Bozkurt CENDEY - ACC, ACPC

Su Gibi

İnsanın çoğu zaman tek göremediği yer kendisidir.
Gözlerimiz kendimizden başka her şeyi görür ama kendini görmek için bir yansımaya ihtiyaç duyar. Koçluk mesleğinin en güzel hizmetlerinden biri, bu yansıtmayı sağlamasıdır. İnsana kendini gösterir. Bu noktadan hareketle bir metafor kullanılarak Koçun bir ayna vazifesi gösterdiği söylenir.
Oysa bu tanımlama yetersiz kalmakta, muhtemelen de yaptığımız mesleği kısaca anlatmak için kullanılmaktadır.

Çünkü ayna sadece görüntüdür. Tek boyutludur.
Aynadaki görüntü, aslında objenin durduğu konuma bağlıdır.
Yansıtılan görüntü nerede duruyorsa, aynada da ancak o kadarı görünür. Aynalar objenin sadece görünen yüzünü yansıtabilir. Mesela arkasını gösteremez.
Ya da aynanın açısı, objenin sadece belli bir kısmını görebilmesine imkân tanır.
Ve en önemlisi, aynada görünmeyen, objede de görünmüyordur. Görünmüyordur ama vardır. Yani yok kabul edilemez.

Ya da görüntü ancak aynanın büyüklüğü ile sınırlıdır ama sınırların ötesinde bir şey yok denilemez. Çünkü vardır. Oysa ayna küçüktür ya da aynaya sığmıyordur.

Hatta ayna dik durmuyorsa ya da eğimli duruyorsa görüntü de kayacaktır.
Bazı aynalar bombeli, bazıları eğimli, hatta bazıları çatlak bile olabilir.

Söylemek istediğim şudur ki, her ne kadar aynaların bir yansıtma aracı olduğunu bilsek de, o yansıtma aslında sadece aynanın açısından olmaktadır.

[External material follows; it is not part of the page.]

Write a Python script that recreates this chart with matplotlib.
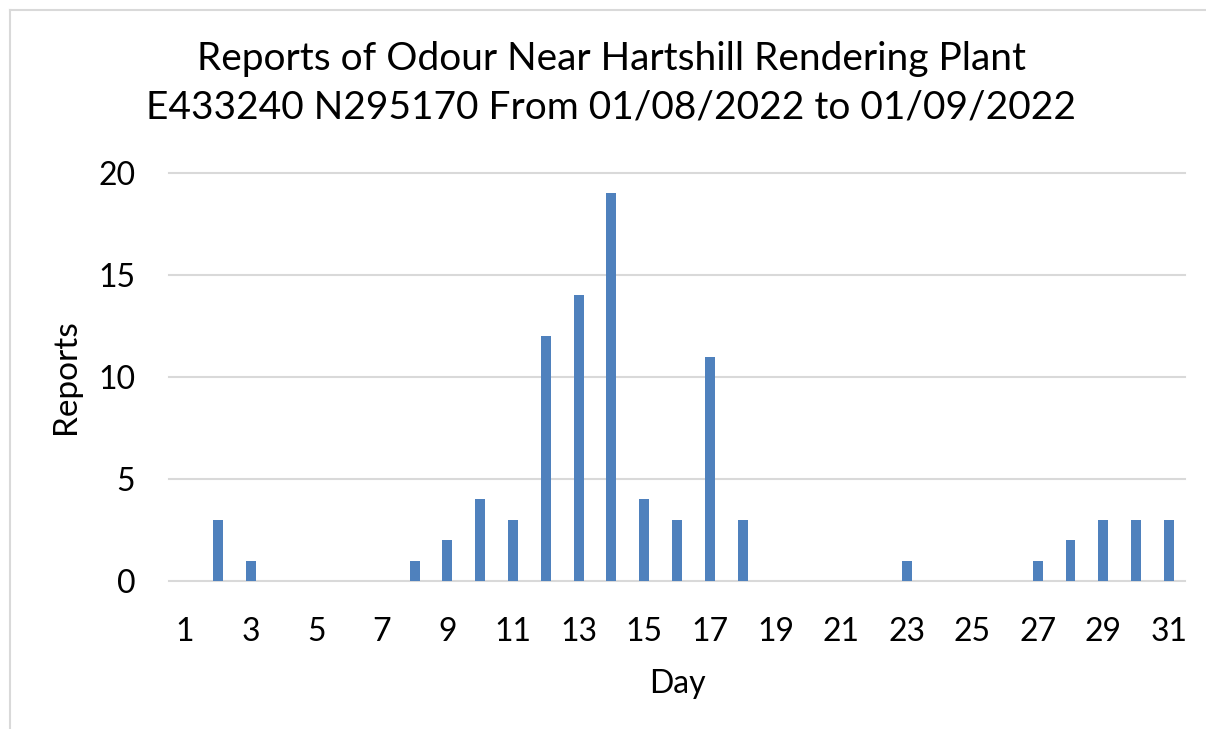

Aynanın duruşu ve eğimi yansıtmayı etkilemektedir. Kısaca aynada görünen surete, aslında aynanın duruş perspektifi de dâhil olmuştur.
Bu noktadan hareketle Koçların dik ve açısız duran, doğru gösteren, gördüğünü yansıtan bir ayna olmaları şartı vardır ki yine de bu görüntü aynanın büyüklüğü ile sınırlanmaktadır.

Bu sebeple Koçluk mesleği için ayna olmak sözcüğü belki kısaca yapılmış bir tanım olsa da derinine baktığımız zaman bu tanımın aslında pek de yeterli olmadığını, bir Koç olarak yapılan yansıtmanın çok daha geniş ve çok daha kapsamlı olduğunu, kişinin kendini göremediği boyutları ile gösteren bir yansıtıcı görevi üstlendiğini söyleyebiliriz.

360 derece gösterebilen, 3 boyutlu bir ayna hayal etsek ve buna zaman algısı da ilave etsek sanırım daha doğru olacaktır.

Ayna “şeyin” kendisini gösterir, bütününü değil.
Aynen “Menü yemeğin kendisi değildir” ya da “Harita arazinin kendisi değildir” tanımlamaları gibi.
Ayna da kişinin bütünü değildir. Kişinin durduğu yerden, aynanın açısı, büyüklüğü ve perspektifi ile orantılı oluşan bir görüntüsüdür.

1835 yılında bugünkü görüntüsüne kavuşturulan aynanın, günümüz teknolojisinden yararlanarak Drone metaforu ile değiştirilmesi vakti geldi mi acaba?

Hani şöyle danışanı alıp yukarı çıkartan, kendine, çevresine, olaylara ve insanlara geniş açıdan bakabilmesine olanak sağlayan, işin içine zaman çizgisini de katan ve içinde bulunduğu her şeyi 360 derece görebilmesine destek veren bir Drone.

Tamam belki ayna kadar nostaljik değil ama daha işlevsel olduğu kesin.